Florida is dropping hospital standards that have helped keep pediatric heart patients safe since the 1970s. According to a CNN article, the change comes after Tenet Healthcare contributed $200,000 to state lawmakers. Tenet Healthcare is the organization behind St. Mary’s Medical Center, a Florida hospital where several children died during heart surgery.
A CNN investigation into the hospital early last year claimed St. Mary’s Medical Center performed heart surgery on 48 children from 2011 to 2013. The investigation uncovered a 12.5 percent death rate in those years, or three times the national average.
The former standards were in place to prevent inexperienced, understaffed and poorly performing hospitals from carrying out pediatric heart surgeries. In the case of St. Mary’s Medical Center, only one pediatric heart surgeon was on staff and its death rate for pediatric heart surgeries was multiple times higher than other institutions. In addition, it had only performed 23 heart surgeries in 2013 while other hospitals carried out more than 100.

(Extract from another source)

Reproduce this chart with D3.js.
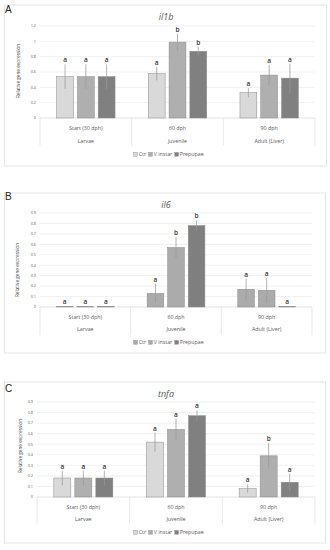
<!DOCTYPE html>
<html>
<head>
<meta charset="utf-8">
<script src="https://cdn.jsdelivr.net/npm/d3@7"></script>
<style>
  body { margin: 0; background: #fff; }
  svg { display: block; }
</style>
</head>
<body>
<div id="chart"></div>
<script>
// categories
const stages = ["Start (30 dph)", "60 dph", "90 dph"];
const stageGroups = ["Larvae", "Juvenile", "Adult (Liver)"];
const treatments = ["Ctr", "V instar", "Prepupae"];

// il1b: mean / SE / letters, one row per stage (Ctr, V instar, Prepupae)
const il1bMean = [[0.54, 0.54, 0.54], [0.58, 0.99, 0.87], [0.33, 0.56, 0.52]];
const il1bErr = [[0.16, 0.16, 0.16], [0.09, 0.11, 0.06], [0.06, 0.13, 0.19]];
const il1bLetters = [["a", "a", "a"], ["a", "b", "b"], ["a", "a", "a"]];

// il6
const il6Mean = [[0.005, 0.005, 0.005], [0.13, 0.57, 0.78], [0.17, 0.16, 0.005]];
const il6Err = [[0, 0, 0], [0.09, 0.1, 0.05], [0.1, 0.12, 0]];
const il6Letters = [["a", "a", "a"], ["a", "b", "b"], ["a", "a", "a"]];

// tnfa
const tnfaMean = [[0.18, 0.18, 0.18], [0.52, 0.64, 0.77], [0.08, 0.39, 0.14]];
const tnfaErr = [[0.07, 0.07, 0.07], [0.09, 0.1, 0.05], [0.04, 0.12, 0.08]];
const tnfaLetters = [["a", "a", "a"], ["a", "a", "a"], ["a", "b", "a"]];

const FONT = "'Open Sans', 'Liberation Sans', sans-serif";
const TEXT = "#595959";

const svg = d3
  .select("#chart")
  .append("svg")
  .attr("width", 330)
  .attr("height", 550);

const panels = [
  {
    letter: "A", gene: "il1b", mean: il1bMean, err: il1bErr, letters: il1bLetters,
    colors: ["#d9d9d9", "#afafaf", "#808080"], yMax: 1.2, step: 0.2,
    frame: [4.5, 5, 326.5, 166], letterY: 12.7, titleY: 19.5,
    plot: [40, 26, 315, 118], lvl1Y: 130, lvl2Y: 143, lineB: 146, legendY: 156,
    ylab: [18, 71],
  },
  {
    letter: "B", gene: "il6", mean: il6Mean, err: il6Err, letters: il6Letters,
    colors: ["#ababab", "#ababab", "#7f7f7f"], yMax: 0.9, step: 0.1,
    frame: [4.5, 193, 325.5, 353], letterY: 200, titleY: 208,
    plot: [40, 213, 312, 307], lvl1Y: 319, lvl2Y: 331, lineB: 335, legendY: 344,
    ylab: [17, 270],
  },
  {
    letter: "C", gene: "tnfa", mean: tnfaMean, err: tnfaErr, letters: tnfaLetters,
    colors: ["#d9d9d9", "#afafaf", "#808080"], yMax: 0.9, step: 0.1,
    frame: [4.5, 382, 325.5, 543], letterY: 392, titleY: 397,
    plot: [37, 402, 315, 497], lvl1Y: 509, lvl2Y: 521, lineB: 524, legendY: 534,
    ylab: [20, 446],
  },
];

panels.forEach(drawPanel);

function drawPanel(p) {
  const g = svg.append("g");
  const [fx0, fy0, fx1, fy1] = p.frame;
  const [pl, pt, pr, pb] = p.plot;

  g.append("rect")
    .attr("x", fx0).attr("y", fy0)
    .attr("width", fx1 - fx0).attr("height", fy1 - fy0)
    .attr("fill", "#fff")
    .attr("stroke", "#d9d9d9")
    .attr("stroke-width", 0.7);

  g.append("text")
    .attr("x", 5).attr("y", p.letterY)
    .text(p.letter)
    .attr("font-family", "'Liberation Sans', sans-serif")
    .attr("font-size", "10px")
    .attr("fill", "#222");

  g.append("text")
    .attr("x", 166).attr("y", p.titleY)
    .attr("text-anchor", "middle")
    .text(p.gene)
    .attr("font-family", FONT)
    .attr("font-style", "italic")
    .attr("font-size", "9px")
    .attr("fill", TEXT);

  const y = d3.scaleLinear().domain([0, p.yMax]).range([pb, pt]);
  const ticks = d3.range(0, Math.round(p.yMax / p.step) + 1).map((i) => +(i * p.step).toFixed(1));

  g.selectAll(".grid")
    .data(ticks)
    .enter()
    .append("line")
    .attr("x1", pl).attr("x2", pr)
    .attr("y1", (d) => y(d)).attr("y2", (d) => y(d))
    .attr("stroke", (d) => (d === 0 ? "#d0d0d0" : "#e6e6e6"))
    .attr("stroke-width", 0.6);

  g.selectAll(".ytick")
    .data(ticks)
    .enter()
    .append("text")
    .attr("x", pl - 4)
    .attr("y", (d) => y(d) + 1.3)
    .attr("text-anchor", "end")
    .text((d) => String(d))
    .attr("font-family", FONT)
    .attr("font-size", "3.8px")
    .attr("fill", TEXT);

  g.append("text")
    .attr("transform", `translate(${p.ylab[0]},${p.ylab[1]}) rotate(-90)`)
    .attr("text-anchor", "middle")
    .attr("dy", "0.35em")
    .text("Relative gene expression")
    .attr("font-family", FONT)
    .attr("font-size", "4.7px")
    .attr("fill", "#404040");

  const x0 = d3.scaleBand().domain(stages).range([pl, pr]);
  const x1 = d3
    .scaleBand()
    .domain(treatments)
    .range([0, x0.bandwidth()])
    .paddingInner(0.19)
    .paddingOuter(0.8);

  // category boundaries
  const bounds = stages.map((s) => x0(s)).concat([pr]);
  g.selectAll(".sep")
    .data(bounds)
    .enter()
    .append("line")
    .attr("x1", (d) => d).attr("x2", (d) => d)
    .attr("y1", pb).attr("y2", p.lineB)
    .attr("stroke", "#d9d9d9")
    .attr("stroke-width", 0.6);

  stages.forEach((s, i) => {
    const cx = x0(s) + x0.bandwidth() / 2;
    g.append("text")
      .attr("x", cx).attr("y", p.lvl1Y)
      .attr("text-anchor", "middle")
      .text(s)
      .attr("font-family", FONT)
      .attr("font-size", "5.3px")
      .attr("fill", TEXT);
    g.append("text")
      .attr("x", cx).attr("y", p.lvl2Y)
      .attr("text-anchor", "middle")
      .text(stageGroups[i])
      .attr("font-family", FONT)
      .attr("font-size", "5.3px")
      .attr("fill", TEXT);
  });

  const rows = [];
  stages.forEach((s, i) => {
    treatments.forEach((t, j) => {
      rows.push({ stage: s, t: t, j: j, v: p.mean[i][j], e: p.err[i][j], l: p.letters[i][j] });
    });
  });

  const bars = g
    .selectAll(".bar")
    .data(rows)
    .enter()
    .append("g")
    .attr("transform", (d) => `translate(${x0(d.stage) + x1(d.t)},0)`);

  bars
    .append("rect")
    .attr("width", x1.bandwidth())
    .attr("y", (d) => y(d.v))
    .attr("height", (d) => Math.max(0.4, y(0) - y(d.v)))
    .attr("fill", (d) => p.colors[d.j])
    .attr("stroke", "#8a8a8a")
    .attr("stroke-width", 0.5);

  bars
    .filter((d) => d.e > 0)
    .append("line")
    .attr("x1", x1.bandwidth() / 2).attr("x2", x1.bandwidth() / 2)
    .attr("y1", (d) => y(d.v - d.e))
    .attr("y2", (d) => y(d.v + d.e))
    .attr("stroke", "#999")
    .attr("stroke-width", 0.75);

  bars
    .append("text")
    .attr("x", x1.bandwidth() / 2)
    .attr("y", (d) => y(d.v + d.e) - 2)
    .attr("text-anchor", "middle")
    .text((d) => d.l)
    .attr("font-family", FONT)
    .attr("font-size", "6.5px")
    .attr("font-weight", 600)
    .attr("fill", "#333");

  // legend
  const legend = g.append("g");
  let lx = 0;
  treatments.forEach((t, j) => {
    legend.append("rect")
      .attr("x", lx).attr("y", p.legendY - 3.6)
      .attr("width", 3.8).attr("height", 3.8)
      .attr("fill", p.colors[j])
      .attr("stroke", "#8a8a8a")
      .attr("stroke-width", 0.4);
    const txt = legend.append("text")
      .attr("x", lx + 5).attr("y", p.legendY)
      .text(t)
      .attr("font-family", FONT)
      .attr("font-size", "5.3px")
      .attr("fill", TEXT);
    lx += 5 + txt.node().getComputedTextLength() + 2.5;
  });
  legend.attr("transform", `translate(${170 - lx / 2},0)`);
}
</script>
</body>
</html>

St. Mary’s Medical Center finally shut down its pediatric heart surgery program last year.
Hospital Standards Must Protect Pediatric Heart Patients
Hospital standards are in place to protect patients, in this case, children who could die if they do not receive the best care from the highest performing institutions. Some health care professionals in Florida claimed St. Mary’s Medical Center did not meet these standards, and they demanded the hospital cease performing pediatric heart surgeries. Enforcing hospital standards might have prevented multiple deaths, and it could stop future acts of medical negligence.
However, this blog also raises another question: If parents had data on the performance of pediatric heart surgeries at St. Mary’s Medical Center, would they have chosen another hospital? Let’s not forget the role hospital transparency plays in patient safety as Florida moves forward with these changes.